§ Data excerpt:
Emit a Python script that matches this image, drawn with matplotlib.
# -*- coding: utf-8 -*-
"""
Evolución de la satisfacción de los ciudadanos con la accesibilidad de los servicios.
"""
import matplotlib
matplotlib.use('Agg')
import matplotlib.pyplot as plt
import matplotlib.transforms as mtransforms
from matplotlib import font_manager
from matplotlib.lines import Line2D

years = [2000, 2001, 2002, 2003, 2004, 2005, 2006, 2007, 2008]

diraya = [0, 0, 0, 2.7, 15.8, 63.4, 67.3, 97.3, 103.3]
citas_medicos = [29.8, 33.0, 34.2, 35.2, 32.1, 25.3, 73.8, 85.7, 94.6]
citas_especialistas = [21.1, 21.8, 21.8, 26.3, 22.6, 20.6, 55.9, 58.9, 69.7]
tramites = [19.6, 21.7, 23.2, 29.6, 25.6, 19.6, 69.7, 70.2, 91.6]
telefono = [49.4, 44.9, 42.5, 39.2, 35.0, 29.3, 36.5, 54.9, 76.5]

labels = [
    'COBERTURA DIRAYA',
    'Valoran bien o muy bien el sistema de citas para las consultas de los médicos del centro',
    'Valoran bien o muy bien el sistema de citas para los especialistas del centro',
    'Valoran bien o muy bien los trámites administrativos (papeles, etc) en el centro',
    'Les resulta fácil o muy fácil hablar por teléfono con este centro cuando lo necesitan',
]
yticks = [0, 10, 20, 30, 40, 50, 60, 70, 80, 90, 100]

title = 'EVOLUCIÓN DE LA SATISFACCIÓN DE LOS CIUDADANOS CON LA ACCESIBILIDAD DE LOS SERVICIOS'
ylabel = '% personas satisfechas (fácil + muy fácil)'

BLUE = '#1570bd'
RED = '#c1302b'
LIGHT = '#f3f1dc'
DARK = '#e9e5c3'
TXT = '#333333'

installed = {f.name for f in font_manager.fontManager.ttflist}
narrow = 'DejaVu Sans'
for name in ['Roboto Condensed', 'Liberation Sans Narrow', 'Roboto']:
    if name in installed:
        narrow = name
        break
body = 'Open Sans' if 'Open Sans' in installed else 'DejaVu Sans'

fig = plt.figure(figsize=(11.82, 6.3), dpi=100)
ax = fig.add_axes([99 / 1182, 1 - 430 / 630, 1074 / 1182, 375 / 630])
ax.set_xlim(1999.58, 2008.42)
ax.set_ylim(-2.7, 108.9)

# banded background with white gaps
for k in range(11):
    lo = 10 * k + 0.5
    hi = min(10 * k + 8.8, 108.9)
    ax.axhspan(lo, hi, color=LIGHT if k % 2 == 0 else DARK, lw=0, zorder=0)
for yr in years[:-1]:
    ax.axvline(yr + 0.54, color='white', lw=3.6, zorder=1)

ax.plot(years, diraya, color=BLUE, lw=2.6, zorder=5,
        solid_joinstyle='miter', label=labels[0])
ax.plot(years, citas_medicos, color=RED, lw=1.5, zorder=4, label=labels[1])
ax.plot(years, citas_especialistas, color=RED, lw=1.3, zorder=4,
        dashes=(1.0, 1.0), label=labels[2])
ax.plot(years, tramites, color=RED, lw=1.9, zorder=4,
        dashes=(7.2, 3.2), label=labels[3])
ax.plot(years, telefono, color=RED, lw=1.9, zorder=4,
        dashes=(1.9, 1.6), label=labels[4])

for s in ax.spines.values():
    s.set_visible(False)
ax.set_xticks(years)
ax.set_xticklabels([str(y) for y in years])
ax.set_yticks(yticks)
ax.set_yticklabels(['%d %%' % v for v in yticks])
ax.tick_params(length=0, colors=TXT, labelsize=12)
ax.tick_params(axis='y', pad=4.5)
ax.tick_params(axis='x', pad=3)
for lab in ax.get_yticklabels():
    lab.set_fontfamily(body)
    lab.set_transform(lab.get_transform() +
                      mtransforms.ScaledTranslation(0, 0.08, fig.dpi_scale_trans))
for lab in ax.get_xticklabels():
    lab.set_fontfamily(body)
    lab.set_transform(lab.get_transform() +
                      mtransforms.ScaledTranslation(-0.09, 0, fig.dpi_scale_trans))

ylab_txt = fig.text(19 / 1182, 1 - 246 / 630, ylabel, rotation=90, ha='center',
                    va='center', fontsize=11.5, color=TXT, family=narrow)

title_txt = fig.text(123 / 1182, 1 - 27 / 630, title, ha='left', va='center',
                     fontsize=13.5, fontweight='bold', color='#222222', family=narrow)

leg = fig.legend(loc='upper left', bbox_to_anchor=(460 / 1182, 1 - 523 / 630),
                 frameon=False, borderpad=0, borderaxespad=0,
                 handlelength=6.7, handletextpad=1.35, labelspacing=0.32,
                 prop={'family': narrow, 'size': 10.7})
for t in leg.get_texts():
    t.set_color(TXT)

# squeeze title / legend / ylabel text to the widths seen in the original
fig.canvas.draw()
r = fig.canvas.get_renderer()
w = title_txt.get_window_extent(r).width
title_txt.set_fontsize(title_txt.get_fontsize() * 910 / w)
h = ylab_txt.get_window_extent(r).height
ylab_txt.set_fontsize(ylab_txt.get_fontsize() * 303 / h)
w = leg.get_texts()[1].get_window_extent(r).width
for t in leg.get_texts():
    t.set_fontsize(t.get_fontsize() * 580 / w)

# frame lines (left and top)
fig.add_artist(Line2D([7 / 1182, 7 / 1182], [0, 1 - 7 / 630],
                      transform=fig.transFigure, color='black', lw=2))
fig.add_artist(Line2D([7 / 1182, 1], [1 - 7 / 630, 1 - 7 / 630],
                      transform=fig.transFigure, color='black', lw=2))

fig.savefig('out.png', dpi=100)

§ Exercise prompt: Copy down the material exactly as written.

§ Solution for this exercise:
Emit a Python script that matches this image, drawn with matplotlib.
# -*- coding: utf-8 -*-
"""
Evolución de la satisfacción de los ciudadanos con la accesibilidad de los servicios.
"""
import matplotlib
matplotlib.use('Agg')
import matplotlib.pyplot as plt
import matplotlib.transforms as mtransforms
from matplotlib import font_manager
from matplotlib.lines import Line2D

years = [2000, 2001, 2002, 2003, 2004, 2005, 2006, 2007, 2008]

diraya = [0, 0, 0, 2.7, 15.8, 63.4, 67.3, 97.3, 103.3]
citas_medicos = [29.8, 33.0, 34.2, 35.2, 32.1, 25.3, 73.8, 85.7, 94.6]
citas_especialistas = [21.1, 21.8, 21.8, 26.3, 22.6, 20.6, 55.9, 58.9, 69.7]
tramites = [19.6, 21.7, 23.2, 29.6, 25.6, 19.6, 69.7, 70.2, 91.6]
telefono = [49.4, 44.9, 42.5, 39.2, 35.0, 29.3, 36.5, 54.9, 76.5]

labels = [
    'COBERTURA DIRAYA',
    'Valoran bien o muy bien el sistema de citas para las consultas de los médicos del centro',
    'Valoran bien o muy bien el sistema de citas para los especialistas del centro',
    'Valoran bien o muy bien los trámites administrativos (papeles, etc) en el centro',
    'Les resulta fácil o muy fácil hablar por teléfono con este centro cuando lo necesitan',
]
yticks = [0, 10, 20, 30, 40, 50, 60, 70, 80, 90, 100]

title = 'EVOLUCIÓN DE LA SATISFACCIÓN DE LOS CIUDADANOS CON LA ACCESIBILIDAD DE LOS SERVICIOS'
ylabel = '% personas satisfechas (fácil + muy fácil)'

BLUE = '#1570bd'
RED = '#c1302b'
LIGHT = '#f3f1dc'
DARK = '#e9e5c3'
TXT = '#333333'

installed = {f.name for f in font_manager.fontManager.ttflist}
narrow = 'DejaVu Sans'
for name in ['Roboto Condensed', 'Liberation Sans Narrow', 'Roboto']:
    if name in installed:
        narrow = name
        break
body = 'Open Sans' if 'Open Sans' in installed else 'DejaVu Sans'

fig = plt.figure(figsize=(11.82, 6.3), dpi=100)
ax = fig.add_axes([99 / 1182, 1 - 430 / 630, 1074 / 1182, 375 / 630])
ax.set_xlim(1999.58, 2008.42)
ax.set_ylim(-2.7, 108.9)

# banded background with white gaps
for k in range(11):
    lo = 10 * k + 0.5
    hi = min(10 * k + 8.8, 108.9)
    ax.axhspan(lo, hi, color=LIGHT if k % 2 == 0 else DARK, lw=0, zorder=0)
for yr in years[:-1]:
    ax.axvline(yr + 0.54, color='white', lw=3.6, zorder=1)

ax.plot(years, diraya, color=BLUE, lw=2.6, zorder=5,
        solid_joinstyle='miter', label=labels[0])
ax.plot(years, citas_medicos, color=RED, lw=1.5, zorder=4, label=labels[1])
ax.plot(years, citas_especialistas, color=RED, lw=1.3, zorder=4,
        dashes=(1.0, 1.0), label=labels[2])
ax.plot(years, tramites, color=RED, lw=1.9, zorder=4,
        dashes=(7.2, 3.2), label=labels[3])
ax.plot(years, telefono, color=RED, lw=1.9, zorder=4,
        dashes=(1.9, 1.6), label=labels[4])

for s in ax.spines.values():
    s.set_visible(False)
ax.set_xticks(years)
ax.set_xticklabels([str(y) for y in years])
ax.set_yticks(yticks)
ax.set_yticklabels(['%d %%' % v for v in yticks])
ax.tick_params(length=0, colors=TXT, labelsize=12)
ax.tick_params(axis='y', pad=4.5)
ax.tick_params(axis='x', pad=3)
for lab in ax.get_yticklabels():
    lab.set_fontfamily(body)
    lab.set_transform(lab.get_transform() +
                      mtransforms.ScaledTranslation(0, 0.08, fig.dpi_scale_trans))
for lab in ax.get_xticklabels():
    lab.set_fontfamily(body)
    lab.set_transform(lab.get_transform() +
                      mtransforms.ScaledTranslation(-0.09, 0, fig.dpi_scale_trans))

ylab_txt = fig.text(19 / 1182, 1 - 246 / 630, ylabel, rotation=90, ha='center',
                    va='center', fontsize=11.5, color=TXT, family=narrow)

title_txt = fig.text(123 / 1182, 1 - 27 / 630, title, ha='left', va='center',
                     fontsize=13.5, fontweight='bold', color='#222222', family=narrow)

leg = fig.legend(loc='upper left', bbox_to_anchor=(460 / 1182, 1 - 523 / 630),
                 frameon=False, borderpad=0, borderaxespad=0,
                 handlelength=6.7, handletextpad=1.35, labelspacing=0.32,
                 prop={'family': narrow, 'size': 10.7})
for t in leg.get_texts():
    t.set_color(TXT)

# squeeze title / legend / ylabel text to the widths seen in the original
fig.canvas.draw()
r = fig.canvas.get_renderer()
w = title_txt.get_window_extent(r).width
title_txt.set_fontsize(title_txt.get_fontsize() * 910 / w)
h = ylab_txt.get_window_extent(r).height
ylab_txt.set_fontsize(ylab_txt.get_fontsize() * 303 / h)
w = leg.get_texts()[1].get_window_extent(r).width
for t in leg.get_texts():
    t.set_fontsize(t.get_fontsize() * 580 / w)

# frame lines (left and top)
fig.add_artist(Line2D([7 / 1182, 7 / 1182], [0, 1 - 7 / 630],
                      transform=fig.transFigure, color='black', lw=2))
fig.add_artist(Line2D([7 / 1182, 1], [1 - 7 / 630, 1 - 7 / 630],
                      transform=fig.transFigure, color='black', lw=2))

fig.savefig('out.png', dpi=100)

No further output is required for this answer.